WHAT THE TASK ASKS >>
Lines containing the string "this" are to be collected in full.

THE DATA >>
----

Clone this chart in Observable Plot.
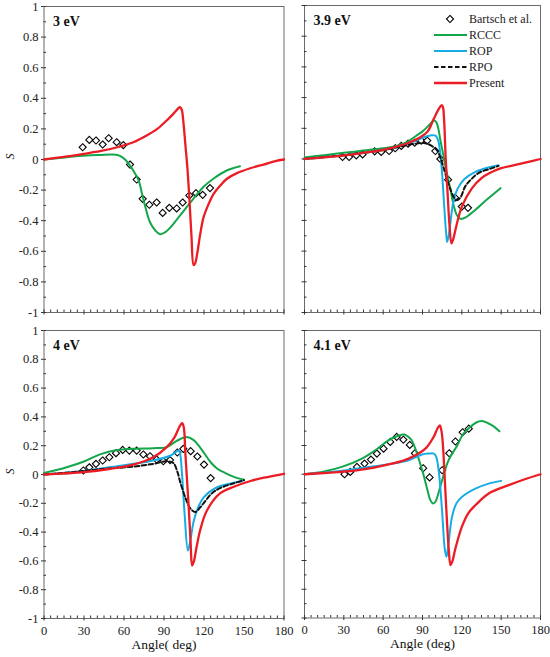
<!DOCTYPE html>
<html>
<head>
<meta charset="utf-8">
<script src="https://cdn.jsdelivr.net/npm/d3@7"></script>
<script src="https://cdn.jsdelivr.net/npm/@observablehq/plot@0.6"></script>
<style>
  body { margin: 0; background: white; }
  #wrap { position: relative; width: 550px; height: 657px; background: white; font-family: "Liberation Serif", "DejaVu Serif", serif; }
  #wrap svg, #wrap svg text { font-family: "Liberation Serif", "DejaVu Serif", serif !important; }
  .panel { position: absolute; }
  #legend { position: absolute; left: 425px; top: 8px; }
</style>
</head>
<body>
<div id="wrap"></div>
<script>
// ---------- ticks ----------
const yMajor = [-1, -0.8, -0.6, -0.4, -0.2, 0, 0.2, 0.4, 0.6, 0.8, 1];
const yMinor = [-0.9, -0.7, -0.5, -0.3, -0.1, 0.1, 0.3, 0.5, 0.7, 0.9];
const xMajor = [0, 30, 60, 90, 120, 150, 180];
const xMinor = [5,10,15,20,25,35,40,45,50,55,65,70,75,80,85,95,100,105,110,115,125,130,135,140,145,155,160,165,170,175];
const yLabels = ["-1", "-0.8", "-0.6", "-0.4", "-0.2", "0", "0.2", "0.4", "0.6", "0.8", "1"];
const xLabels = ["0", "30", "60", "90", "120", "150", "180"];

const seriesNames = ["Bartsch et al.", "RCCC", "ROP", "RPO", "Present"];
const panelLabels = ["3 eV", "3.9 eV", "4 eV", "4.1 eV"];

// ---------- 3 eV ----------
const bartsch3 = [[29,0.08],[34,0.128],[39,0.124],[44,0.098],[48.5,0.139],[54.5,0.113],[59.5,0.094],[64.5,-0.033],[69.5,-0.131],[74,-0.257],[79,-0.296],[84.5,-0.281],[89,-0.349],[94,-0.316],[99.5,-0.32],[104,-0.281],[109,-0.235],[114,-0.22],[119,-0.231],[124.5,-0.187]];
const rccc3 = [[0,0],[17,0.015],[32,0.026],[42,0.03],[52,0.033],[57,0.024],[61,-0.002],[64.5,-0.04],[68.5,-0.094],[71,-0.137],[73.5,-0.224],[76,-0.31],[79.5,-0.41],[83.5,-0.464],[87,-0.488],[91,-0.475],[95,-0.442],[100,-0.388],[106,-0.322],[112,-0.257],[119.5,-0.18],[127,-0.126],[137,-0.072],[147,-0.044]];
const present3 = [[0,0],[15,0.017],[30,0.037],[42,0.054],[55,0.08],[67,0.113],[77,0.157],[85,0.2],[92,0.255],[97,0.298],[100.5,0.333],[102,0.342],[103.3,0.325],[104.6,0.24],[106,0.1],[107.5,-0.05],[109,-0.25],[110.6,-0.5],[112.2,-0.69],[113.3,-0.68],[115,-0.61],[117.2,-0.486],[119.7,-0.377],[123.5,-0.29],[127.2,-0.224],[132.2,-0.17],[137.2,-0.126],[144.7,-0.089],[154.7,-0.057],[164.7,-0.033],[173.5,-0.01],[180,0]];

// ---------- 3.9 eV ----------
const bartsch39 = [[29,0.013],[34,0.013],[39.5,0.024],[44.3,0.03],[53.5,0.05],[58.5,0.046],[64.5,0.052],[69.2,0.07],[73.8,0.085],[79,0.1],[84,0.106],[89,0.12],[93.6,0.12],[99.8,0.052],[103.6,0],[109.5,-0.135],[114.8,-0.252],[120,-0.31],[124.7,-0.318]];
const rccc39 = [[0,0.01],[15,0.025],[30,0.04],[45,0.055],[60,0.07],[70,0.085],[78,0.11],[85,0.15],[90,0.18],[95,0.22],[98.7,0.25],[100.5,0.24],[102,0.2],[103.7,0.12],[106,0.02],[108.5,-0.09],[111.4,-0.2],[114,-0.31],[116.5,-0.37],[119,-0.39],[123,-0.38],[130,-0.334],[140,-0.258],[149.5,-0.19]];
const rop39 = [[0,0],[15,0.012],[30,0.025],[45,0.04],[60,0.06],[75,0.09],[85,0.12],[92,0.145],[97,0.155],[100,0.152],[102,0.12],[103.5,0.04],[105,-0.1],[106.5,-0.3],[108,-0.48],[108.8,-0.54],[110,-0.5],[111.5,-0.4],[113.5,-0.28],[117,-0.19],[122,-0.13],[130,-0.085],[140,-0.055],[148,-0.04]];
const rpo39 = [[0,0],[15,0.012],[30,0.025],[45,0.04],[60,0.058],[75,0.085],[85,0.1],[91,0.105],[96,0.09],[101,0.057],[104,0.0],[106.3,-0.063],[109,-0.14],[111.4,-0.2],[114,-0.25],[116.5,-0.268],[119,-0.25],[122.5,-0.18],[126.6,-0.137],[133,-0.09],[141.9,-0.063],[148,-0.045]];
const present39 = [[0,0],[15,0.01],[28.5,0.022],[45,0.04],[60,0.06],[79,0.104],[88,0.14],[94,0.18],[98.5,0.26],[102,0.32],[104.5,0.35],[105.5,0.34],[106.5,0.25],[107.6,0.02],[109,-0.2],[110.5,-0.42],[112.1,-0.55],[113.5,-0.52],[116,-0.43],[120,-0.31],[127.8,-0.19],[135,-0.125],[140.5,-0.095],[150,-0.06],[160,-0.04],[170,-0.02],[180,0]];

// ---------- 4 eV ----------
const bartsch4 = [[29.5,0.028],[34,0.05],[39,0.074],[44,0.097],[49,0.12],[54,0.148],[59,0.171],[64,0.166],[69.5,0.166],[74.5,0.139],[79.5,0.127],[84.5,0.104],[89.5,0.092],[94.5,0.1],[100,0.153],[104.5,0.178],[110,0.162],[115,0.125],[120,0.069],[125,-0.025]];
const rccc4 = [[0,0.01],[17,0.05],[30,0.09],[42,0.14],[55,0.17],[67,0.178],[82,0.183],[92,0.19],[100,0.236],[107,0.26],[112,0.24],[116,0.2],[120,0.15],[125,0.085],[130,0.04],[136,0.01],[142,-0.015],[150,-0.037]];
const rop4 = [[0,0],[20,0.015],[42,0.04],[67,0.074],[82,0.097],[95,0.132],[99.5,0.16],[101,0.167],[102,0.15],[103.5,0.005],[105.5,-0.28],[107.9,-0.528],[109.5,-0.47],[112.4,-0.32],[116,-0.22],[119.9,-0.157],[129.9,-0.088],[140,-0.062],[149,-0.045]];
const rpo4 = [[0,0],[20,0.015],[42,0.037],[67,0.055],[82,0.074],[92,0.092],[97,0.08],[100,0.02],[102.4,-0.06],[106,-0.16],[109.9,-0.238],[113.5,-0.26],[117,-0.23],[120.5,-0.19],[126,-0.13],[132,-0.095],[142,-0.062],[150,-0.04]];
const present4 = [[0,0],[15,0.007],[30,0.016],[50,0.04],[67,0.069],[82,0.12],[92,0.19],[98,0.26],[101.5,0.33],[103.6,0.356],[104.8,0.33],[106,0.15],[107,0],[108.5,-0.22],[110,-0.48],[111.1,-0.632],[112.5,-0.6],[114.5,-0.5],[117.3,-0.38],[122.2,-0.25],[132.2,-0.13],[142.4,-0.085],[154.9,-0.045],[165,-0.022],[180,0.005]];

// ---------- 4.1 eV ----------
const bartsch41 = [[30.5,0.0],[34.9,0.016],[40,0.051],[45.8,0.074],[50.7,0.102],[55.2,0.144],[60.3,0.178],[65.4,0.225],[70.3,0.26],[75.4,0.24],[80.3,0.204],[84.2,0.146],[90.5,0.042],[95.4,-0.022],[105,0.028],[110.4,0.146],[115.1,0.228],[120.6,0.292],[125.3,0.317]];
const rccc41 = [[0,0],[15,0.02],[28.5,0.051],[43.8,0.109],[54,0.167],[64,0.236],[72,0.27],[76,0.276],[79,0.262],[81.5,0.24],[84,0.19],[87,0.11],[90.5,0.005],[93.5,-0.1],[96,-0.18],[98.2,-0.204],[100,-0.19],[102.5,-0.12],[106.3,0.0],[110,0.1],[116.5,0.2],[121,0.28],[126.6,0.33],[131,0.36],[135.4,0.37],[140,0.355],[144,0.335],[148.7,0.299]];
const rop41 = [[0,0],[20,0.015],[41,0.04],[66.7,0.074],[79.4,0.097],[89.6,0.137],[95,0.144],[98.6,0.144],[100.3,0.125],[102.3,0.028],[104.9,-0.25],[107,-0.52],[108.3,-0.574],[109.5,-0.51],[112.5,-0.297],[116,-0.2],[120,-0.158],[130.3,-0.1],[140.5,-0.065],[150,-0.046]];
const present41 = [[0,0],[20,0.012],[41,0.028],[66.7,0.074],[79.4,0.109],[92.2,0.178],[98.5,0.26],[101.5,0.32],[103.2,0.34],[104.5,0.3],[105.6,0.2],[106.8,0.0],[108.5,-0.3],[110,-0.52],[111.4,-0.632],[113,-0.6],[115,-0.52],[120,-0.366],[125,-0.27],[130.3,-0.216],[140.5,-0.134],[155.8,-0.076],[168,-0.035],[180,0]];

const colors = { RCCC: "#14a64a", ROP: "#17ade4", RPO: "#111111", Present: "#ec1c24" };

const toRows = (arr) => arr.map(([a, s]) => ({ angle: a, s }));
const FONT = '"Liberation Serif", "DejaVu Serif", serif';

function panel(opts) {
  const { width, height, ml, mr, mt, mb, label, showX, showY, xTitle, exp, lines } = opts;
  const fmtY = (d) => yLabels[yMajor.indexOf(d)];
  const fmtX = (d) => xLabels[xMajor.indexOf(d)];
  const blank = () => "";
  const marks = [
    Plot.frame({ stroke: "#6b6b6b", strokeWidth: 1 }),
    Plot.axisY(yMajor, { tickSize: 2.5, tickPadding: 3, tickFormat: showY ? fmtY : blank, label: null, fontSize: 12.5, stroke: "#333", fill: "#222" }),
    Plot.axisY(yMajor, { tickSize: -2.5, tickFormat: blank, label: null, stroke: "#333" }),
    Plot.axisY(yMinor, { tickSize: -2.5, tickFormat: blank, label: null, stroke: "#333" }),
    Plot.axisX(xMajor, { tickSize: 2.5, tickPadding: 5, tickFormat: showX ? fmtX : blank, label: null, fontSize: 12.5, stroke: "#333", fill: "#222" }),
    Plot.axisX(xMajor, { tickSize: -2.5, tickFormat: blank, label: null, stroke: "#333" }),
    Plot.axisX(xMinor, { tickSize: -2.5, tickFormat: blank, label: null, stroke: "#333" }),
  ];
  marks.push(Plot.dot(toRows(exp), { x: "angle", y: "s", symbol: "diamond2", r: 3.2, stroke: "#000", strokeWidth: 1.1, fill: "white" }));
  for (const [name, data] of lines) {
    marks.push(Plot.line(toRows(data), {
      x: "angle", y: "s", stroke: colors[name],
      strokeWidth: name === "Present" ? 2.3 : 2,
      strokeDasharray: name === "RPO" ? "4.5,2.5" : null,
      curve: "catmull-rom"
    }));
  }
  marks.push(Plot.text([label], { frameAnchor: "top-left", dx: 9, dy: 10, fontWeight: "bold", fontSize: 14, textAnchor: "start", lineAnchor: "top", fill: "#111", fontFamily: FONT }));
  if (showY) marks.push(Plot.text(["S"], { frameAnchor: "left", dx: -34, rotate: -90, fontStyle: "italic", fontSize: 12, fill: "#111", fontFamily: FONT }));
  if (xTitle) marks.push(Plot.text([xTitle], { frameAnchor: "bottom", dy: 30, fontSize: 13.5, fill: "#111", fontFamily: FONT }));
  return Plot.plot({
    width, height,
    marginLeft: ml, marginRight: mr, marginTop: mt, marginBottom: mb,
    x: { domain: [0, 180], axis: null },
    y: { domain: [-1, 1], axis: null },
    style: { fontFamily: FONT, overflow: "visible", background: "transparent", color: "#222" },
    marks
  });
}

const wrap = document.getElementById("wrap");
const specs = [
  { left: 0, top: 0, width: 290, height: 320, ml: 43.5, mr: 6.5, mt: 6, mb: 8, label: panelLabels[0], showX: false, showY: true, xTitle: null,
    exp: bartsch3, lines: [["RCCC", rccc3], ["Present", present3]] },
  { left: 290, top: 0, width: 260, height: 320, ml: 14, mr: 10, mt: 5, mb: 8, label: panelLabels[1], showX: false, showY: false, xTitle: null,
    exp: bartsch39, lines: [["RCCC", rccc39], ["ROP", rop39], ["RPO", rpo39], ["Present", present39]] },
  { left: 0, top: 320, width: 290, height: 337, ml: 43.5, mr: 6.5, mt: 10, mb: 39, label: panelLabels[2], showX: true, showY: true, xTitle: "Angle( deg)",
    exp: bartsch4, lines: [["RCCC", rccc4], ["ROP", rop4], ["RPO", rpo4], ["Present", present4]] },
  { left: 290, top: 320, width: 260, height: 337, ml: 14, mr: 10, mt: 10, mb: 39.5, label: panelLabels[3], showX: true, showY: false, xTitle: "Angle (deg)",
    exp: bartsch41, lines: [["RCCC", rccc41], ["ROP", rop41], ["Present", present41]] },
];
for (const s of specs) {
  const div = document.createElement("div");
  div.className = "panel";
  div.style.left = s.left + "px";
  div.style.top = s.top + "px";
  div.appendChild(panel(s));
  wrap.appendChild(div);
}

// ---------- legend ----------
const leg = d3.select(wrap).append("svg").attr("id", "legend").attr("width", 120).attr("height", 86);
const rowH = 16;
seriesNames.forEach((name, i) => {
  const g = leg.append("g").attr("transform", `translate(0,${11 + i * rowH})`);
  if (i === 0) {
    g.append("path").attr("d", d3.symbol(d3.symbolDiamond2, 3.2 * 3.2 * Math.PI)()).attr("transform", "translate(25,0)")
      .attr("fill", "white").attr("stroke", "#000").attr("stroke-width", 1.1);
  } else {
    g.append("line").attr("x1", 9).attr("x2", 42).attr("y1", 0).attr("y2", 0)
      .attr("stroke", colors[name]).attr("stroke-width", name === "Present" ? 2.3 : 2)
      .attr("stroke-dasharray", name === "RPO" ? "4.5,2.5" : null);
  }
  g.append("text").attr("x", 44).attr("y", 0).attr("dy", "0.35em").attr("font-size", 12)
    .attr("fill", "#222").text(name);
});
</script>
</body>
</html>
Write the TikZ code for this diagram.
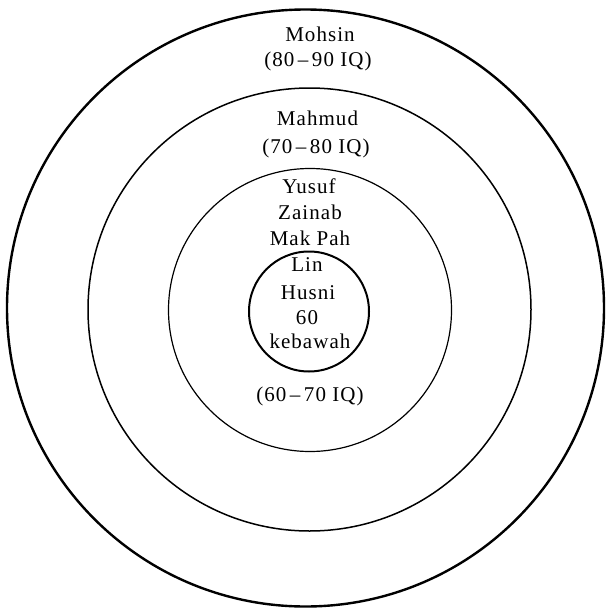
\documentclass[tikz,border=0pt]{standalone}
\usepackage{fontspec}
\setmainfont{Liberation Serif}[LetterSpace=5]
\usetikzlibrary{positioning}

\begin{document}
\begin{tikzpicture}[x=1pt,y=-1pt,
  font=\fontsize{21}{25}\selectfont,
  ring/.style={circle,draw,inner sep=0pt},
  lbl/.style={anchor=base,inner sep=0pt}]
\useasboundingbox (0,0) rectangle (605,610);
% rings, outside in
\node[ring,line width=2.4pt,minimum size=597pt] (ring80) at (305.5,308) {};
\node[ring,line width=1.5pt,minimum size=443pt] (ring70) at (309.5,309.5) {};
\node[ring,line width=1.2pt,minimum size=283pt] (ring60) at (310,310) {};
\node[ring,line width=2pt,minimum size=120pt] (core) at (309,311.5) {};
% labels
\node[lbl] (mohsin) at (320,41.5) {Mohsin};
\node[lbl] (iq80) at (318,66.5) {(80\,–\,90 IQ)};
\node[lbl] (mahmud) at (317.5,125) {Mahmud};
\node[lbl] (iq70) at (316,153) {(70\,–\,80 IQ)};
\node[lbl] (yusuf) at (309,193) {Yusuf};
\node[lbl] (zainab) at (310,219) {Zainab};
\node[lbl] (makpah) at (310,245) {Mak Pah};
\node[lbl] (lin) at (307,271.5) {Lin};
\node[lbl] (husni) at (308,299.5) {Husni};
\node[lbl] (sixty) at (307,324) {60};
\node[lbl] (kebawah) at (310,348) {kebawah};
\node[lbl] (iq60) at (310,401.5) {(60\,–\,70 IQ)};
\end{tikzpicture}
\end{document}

----

THE SOLUTION >>
Clone this chart in Observable Plot.
Write the TikZ code for this diagram.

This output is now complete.